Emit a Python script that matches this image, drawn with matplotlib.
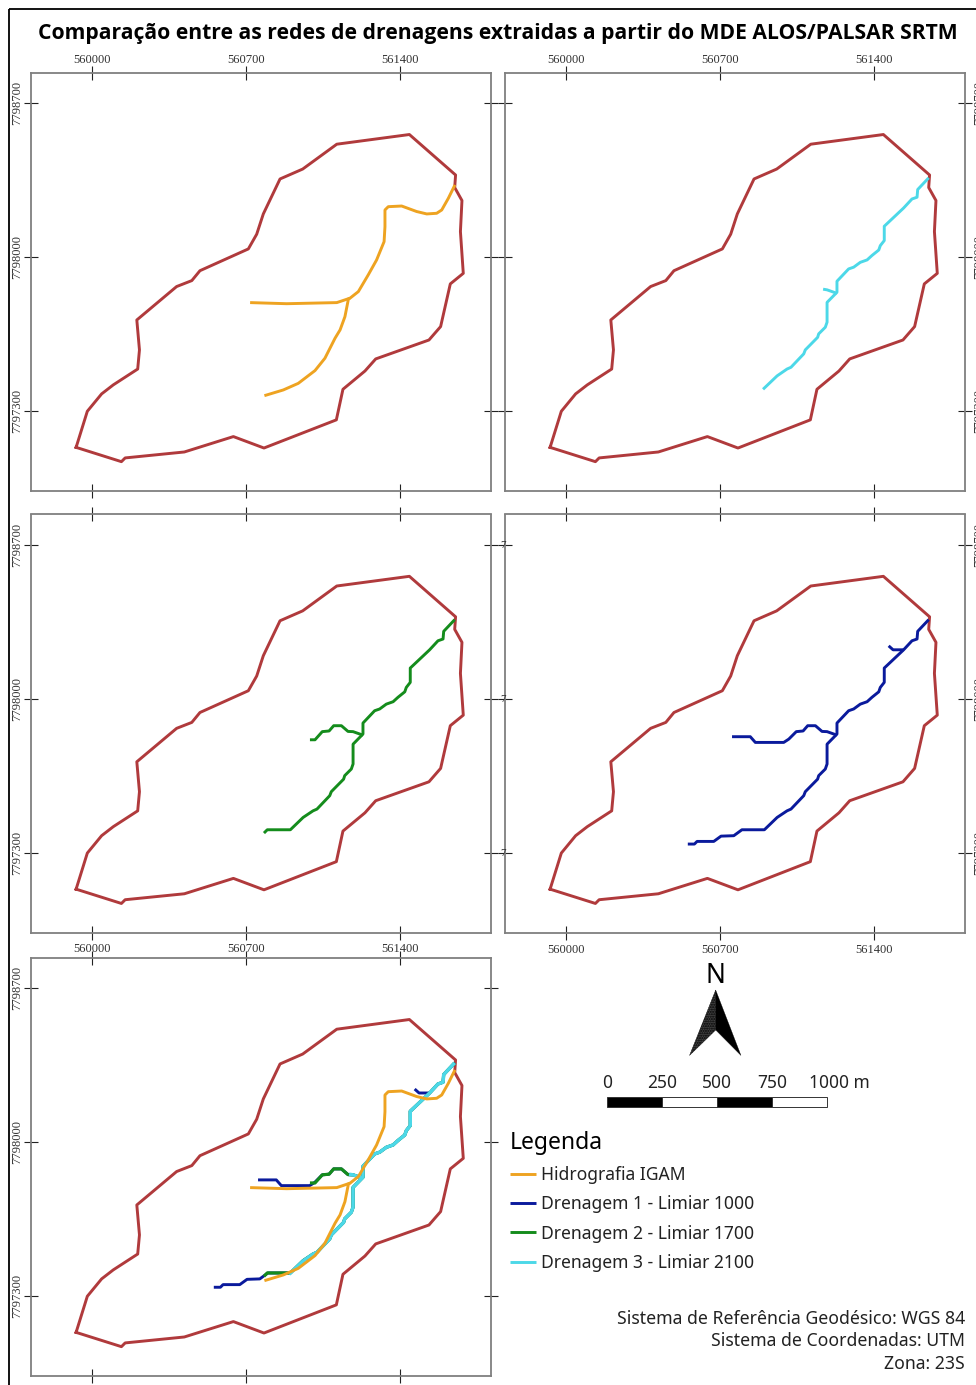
import matplotlib
matplotlib.use("Agg")
import matplotlib.pyplot as plt
from matplotlib.patches import Polygon, Rectangle

W, H = 976, 1385

# limite da bacia (UTM 23S, metros)
bacia_x = [559929, 559980, 560045, 560098, 560209, 560217, 560205, 560386, 560455, 560492, 560712, 560750,
           560780, 560856, 560959, 561114, 561444, 561654, 561650, 561683, 561676, 561689, 561630, 561586,
           561533, 561291, 561242, 561142, 561112, 560783, 560644, 560421, 560152, 560135, 559929]
bacia_y = [7797136, 7797300, 7797379, 7797420, 7797492, 7797579, 7797715, 7797867, 7797894, 7797939, 7798038, 7798105,
           7798197, 7798356, 7798401, 7798514, 7798558, 7798374, 7798317, 7798258, 7798117, 7797927, 7797879, 7797685,
           7797624, 7797538, 7797483, 7797400, 7797261, 7797133, 7797185, 7797115, 7797088, 7797071, 7797136]

# hidrografia IGAM
igam_x = [560785, 560871, 560939, 561015, 561060, 561106, 561129, 561151, 561167, 561174, 561212, 561257,
          561295, 561329, 561333, 561333, 561348, 561409, 561477, 561523, 561568, 561591, 561621, 561651]
igam_y = [7797371, 7797397, 7797427, 7797485, 7797541, 7797632, 7797670, 7797730, 7797811, 7797814, 7797844, 7797920,
          7797988, 7798071, 7798139, 7798215, 7798230, 7798233, 7798208, 7798197, 7798200, 7798215, 7798268, 7798329]
igam_trib_x = [560720, 560886, 561114, 561174]
igam_trib_y = [7797794, 7797789, 7797794, 7797814]

# drenagem 1 - limiar 1000
d1_x = [560555, 560585, 560597, 560673, 560706, 560764, 560801, 560903, 560961, 561006, 561024, 561082, 561089,
        561145, 561150, 561180, 561188, 561188, 561233, 561233, 561286, 561309, 561339, 561370, 561392, 561423,
        561430, 561448, 561448, 561536, 561574, 561597, 561600, 561650]
d1_y = [7797341, 7797341, 7797353, 7797353, 7797377, 7797379, 7797406, 7797406, 7797462, 7797492, 7797500, 7797561, 7797579,
        7797636, 7797652, 7797682, 7797705, 7797795, 7797841, 7797891, 7797947, 7797955, 7797977, 7797988, 7798008, 7798033,
        7798053, 7798076, 7798141, 7798224, 7798265, 7798273, 7798308, 7798361]
d1_trib_x = [560756, 560839, 560862, 560991, 561014, 561048, 561079, 561100, 561135, 561165, 561188, 561233]
d1_trib_y = [7797829, 7797829, 7797803, 7797803, 7797818, 7797852, 7797855, 7797879, 7797879, 7797853, 7797852, 7797836]
d1_trib2_x = [561468, 561488, 561536]
d1_trib2_y = [7798242, 7798224, 7798224]

# drenagem 2 - limiar 1700
d2_x = [560783, 560798, 560903, 560961, 561006, 561024, 561082, 561089,
        561145, 561150, 561180, 561188, 561188, 561233, 561233, 561286, 561309, 561339, 561370, 561392, 561423,
        561430, 561448, 561448, 561536, 561574, 561597, 561600, 561650]
d2_y = [7797391, 7797406, 7797406, 7797462, 7797492, 7797500, 7797561, 7797579,
        7797636, 7797652, 7797682, 7797705, 7797795, 7797841, 7797891, 7797947, 7797955, 7797977, 7797988, 7798008, 7798033,
        7798053, 7798076, 7798141, 7798224, 7798265, 7798273, 7798308, 7798361]
d2_trib_x = [560992, 561015, 561048, 561079, 561100, 561135, 561165, 561188, 561233]
d2_trib_y = [7797815, 7797815, 7797852, 7797855, 7797879, 7797879, 7797853, 7797852, 7797836]

# drenagem 3 - limiar 2100
d3_x = [560897, 560961, 561006, 561024, 561082, 561089,
        561145, 561150, 561180, 561188, 561188, 561233, 561233, 561286, 561309, 561339, 561370, 561392, 561423,
        561430, 561448, 561448, 561536, 561574, 561597, 561600, 561650]
d3_y = [7797400, 7797461, 7797492, 7797500, 7797561, 7797579,
        7797636, 7797652, 7797682, 7797705, 7797795, 7797841, 7797891, 7797947, 7797955, 7797977, 7797988, 7798008, 7798033,
        7798053, 7798076, 7798141, 7798224, 7798265, 7798273, 7798308, 7798361]
d3_trib_x = [561170, 561188, 561233]
d3_trib_y = [7797855, 7797852, 7797836]

x_ticks = [560000, 560700, 561400]
y_ticks = [7797300, 7798000, 7798700]
x_labels = ["560000", "560700", "561400"]
y_labels = ["7797300", "7798000", "7798700"]

legend_labels = ["Hidrografia IGAM", "Drenagem 1 - Limiar 1000", "Drenagem 2 - Limiar 1700", "Drenagem 3 - Limiar 2100"]
scale_values = [0, 250, 500, 750, 1000]
scale_labels = ["0", "250", "500", "750", "1000 m"]
info_lines = ["Sistema de Referência Geodésico: WGS 84", "Sistema de Coordenadas: UTM", "Zona: 23S"]

C_BACIA = "#b03a3c"
C_IGAM = "#eea321"
C_D1 = "#0a1a9c"
C_D2 = "#148c1c"
C_D3 = "#4cd8e8"
LW = 2.1
plt.rcParams["font.family"] = ["Noto Sans", "DejaVu Sans"]

fig = plt.figure(figsize=(W / 100, H / 100), dpi=100)


def panel(left, top, labelleft=False, labeltop=False, labelbottom=False, labelright=False):
    ax = fig.add_axes([left / W, 1 - (top + 418) / H, 460 / W, 418 / H])
    ax.set_xlim(559724, 561815)
    ax.set_ylim(7796939, 7798839)
    ax.set_xticks(x_ticks, x_labels)
    ax.set_yticks(y_ticks, y_labels)
    ax.tick_params(axis="both", direction="inout", length=9.5, width=0.8, color="#222222", top=True, right=True,
                   labelsize=9, labelcolor="#333333", labelfontfamily="Liberation Serif", pad=1,
                   labelleft=labelleft, labeltop=labeltop, labelbottom=labelbottom, labelright=labelright)
    ax.tick_params(axis="y", labelrotation=90)
    for t in ax.get_yticklabels():
        t.set_va("center")
    for s in ax.spines.values():
        s.set_color("#7f7f7f")
        s.set_linewidth(1.3)
    ax.plot(bacia_x, bacia_y, color=C_BACIA, lw=LW, zorder=2)
    return ax


def linhas(ax, xs, ys, color, z, lw=LW):
    line = None
    for a, b in zip(xs, ys):
        line, = ax.plot(a, b, color=color, lw=lw, zorder=z, solid_capstyle="butt")
    return line


ax1 = panel(31, 72.7, labelleft=True, labeltop=True)
ax1.tick_params(axis="x", pad=0.3)
linhas(ax1, [igam_x, igam_trib_x], [igam_y, igam_trib_y], C_IGAM, 3)

ax2 = panel(505, 72.7, labeltop=True, labelright=True)
ax2.tick_params(axis="x", pad=0.3)
linhas(ax2, [d3_x, d3_trib_x], [d3_y, d3_trib_y], C_D3, 3)

ax3 = panel(31, 514.5, labelleft=True)
linhas(ax3, [d2_x, d2_trib_x], [d2_y, d2_trib_y], C_D2, 3)

ax4 = panel(505, 514.5, labelbottom=True, labelright=True)
ax4.tick_params(axis="x", pad=3.5)
linhas(ax4, [d1_x, d1_trib_x, d1_trib2_x], [d1_y, d1_trib_y, d1_trib2_y], C_D1, 3)

ax5 = panel(31, 957.7, labelleft=True, labeltop=True)
ax5.tick_params(axis="x", pad=-2.5)
h1 = linhas(ax5, [d1_x, d1_trib_x, d1_trib2_x], [d1_y, d1_trib_y, d1_trib2_y], C_D1, 3)
h2 = linhas(ax5, [d2_x, d2_trib_x], [d2_y, d2_trib_y], C_D2, 4, lw=LW + 0.2)
h3 = linhas(ax5, [d3_x, d3_trib_x], [d3_y, d3_trib_y], C_D3, 5, lw=LW + 0.4)
h0 = linhas(ax5, [igam_x, igam_trib_x], [igam_y, igam_trib_y], C_IGAM, 6)

# camada em pixels para moldura, titulo, norte e escala
over = fig.add_axes([0, 0, 1, 1], zorder=10)
over.set_xlim(0, W)
over.set_ylim(H, 0)
over.axis("off")
over.patch.set_alpha(0)

over.plot([9, 9], [H, 9], color="black", lw=1.3, solid_capstyle="butt")
over.plot([9, W], [9, 9], color="black", lw=1.3, solid_capstyle="butt")
over.text(497.5, 33.5, "Comparação entre as redes de drenagens extraidas a partir do MDE ALOS/PALSAR SRTM",
          ha="center", va="center", fontsize=15.25, fontweight="bold", color="black", family="Open Sans")

# pedaco do rotulo que sobra entre os paineis 3 e 4
for yp in (546, 700, 853):
    over.text(503, yp, "7", ha="center", va="center", fontsize=8, color="#333333", family="Liberation Serif")

# norte
over.text(715, 976, "N", ha="center", va="center", fontsize=19, color="black")
over.add_patch(Polygon([(715.7, 990), (689.5, 1055.5), (715.7, 1030)], closed=True, facecolor="#444444",
                       edgecolor="black", hatch=".......", lw=0.2))
over.add_patch(Polygon([(715.7, 990), (741, 1055.5), (715.7, 1030)], closed=True, facecolor="black",
                       edgecolor="black", lw=0.2))

# barra de escala
px_m = 0.2206
x0 = 606.7
for i in range(4):
    xa = x0 + scale_values[i] * px_m
    xb = x0 + scale_values[i + 1] * px_m
    over.add_patch(Rectangle((xa, 1097), xb - xa, 10, facecolor="black" if i % 2 == 0 else "white",
                             edgecolor="#333333", lw=0.7))
for v, lab in zip(scale_values[:-1], scale_labels[:-1]):
    over.text(x0 + v * px_m, 1082.5, lab, ha="center", va="center", fontsize=12.5, color="#222222")
over.text(809, 1082.5, scale_labels[-1], ha="left", va="center", fontsize=12.5, color="#222222")

# legenda
leg = fig.legend([h0, h1, h2, h3], legend_labels, title="Legenda", loc="upper left",
                 bbox_to_anchor=(510 / W, 1 - 1131 / H),
                 frameon=False, alignment="left", fontsize=12.6, title_fontsize=16.5, handlelength=1.49,
                 handletextpad=0.3, labelspacing=0.64, borderpad=0, borderaxespad=0, labelcolor="#222222")
for ln in leg.get_lines():
    ln.set_linewidth(LW)

for i, txt in enumerate(info_lines):
    over.text(965, 1319 + i * 22.5, txt, ha="right", va="center", fontsize=12.7, color="#222222")

fig.savefig("out.png", dpi=100)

> WHAT TO WORK ON: Begin at the first line of the data above and repeat each line exactly, stopping after the line containing "W, H = 976, 1385". Omit the pictures.

> OUTPUT BELOW:
Emit a Python script that matches this image, drawn with matplotlib.
import matplotlib
matplotlib.use("Agg")
import matplotlib.pyplot as plt
from matplotlib.patches import Polygon, Rectangle

W, H = 976, 1385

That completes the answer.